Swine are very superior in this place, being almost equal to those of England. Wild carnivorous animals abound in the bush in this neighbourhood, particularly the patakoo, or large hyæna, the panther, bush-cat, and small wolf.
Fowls are plentiful here, and some are very large, owing to the breed being crossed by the large Portuguese fowl, which is brought over from the Brazils by the Portuguese slave-dealers. The Guinea fowl is found here also in great numbers, running wild in the neighbourhood.
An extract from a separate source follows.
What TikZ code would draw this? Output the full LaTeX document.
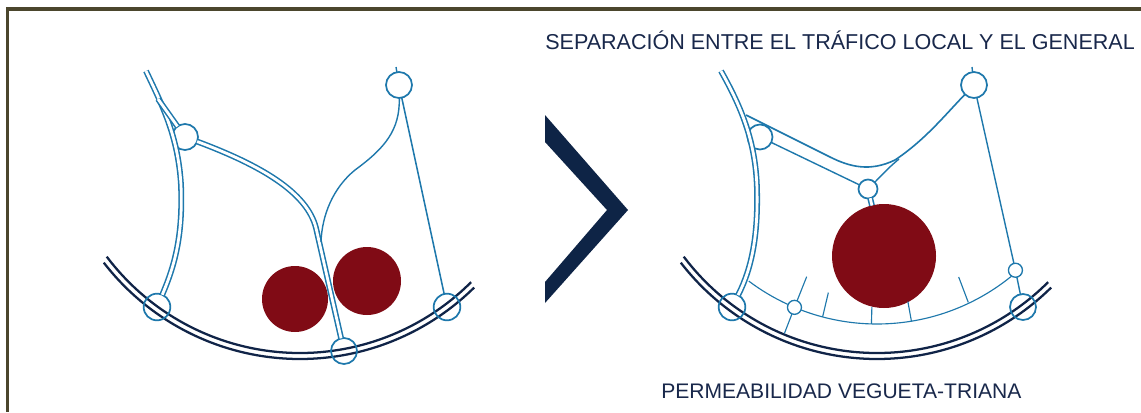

I felt surprised at first to find this large settlement so destitute of mechanics. There is not, in fact, to be found here a mechanic capable of performing even the coarsest piece of workmanship, either in wood or iron. This, no doubt, is attributable to the extensive slave-trade formerly carried on here, preventing any attention being paid to other pursuits. The slave-trade was so profitable a speculation, that the merchants were enabled to bring everything necessary for their use from the Brazils. The slave-merchants have elegant houses, furnished in a handsome manner. The traffic in slaves, however, is now much reduced on this coast, owing to two causes; first, the vigilance of the English men-of-war in capturing so many slave-vessels; and, secondly, from the circumstance that the slave-dealers are obliged to pay for their slaves in cash, as the French and English factories established here are able to sell manufactured goods at twenty-five per cent. less than the Spaniards or Portuguese can possibly afford to do. This information I obtained from one of the most respectable slave-dealers in Whydah. He has only been two years in this trade, into which he embarked in consequence of having involved himself in difficulties through speculating in a business with which he was unacquainted in Madeira, of which island he is a native. He is, I am glad to find, disgusted with the trade.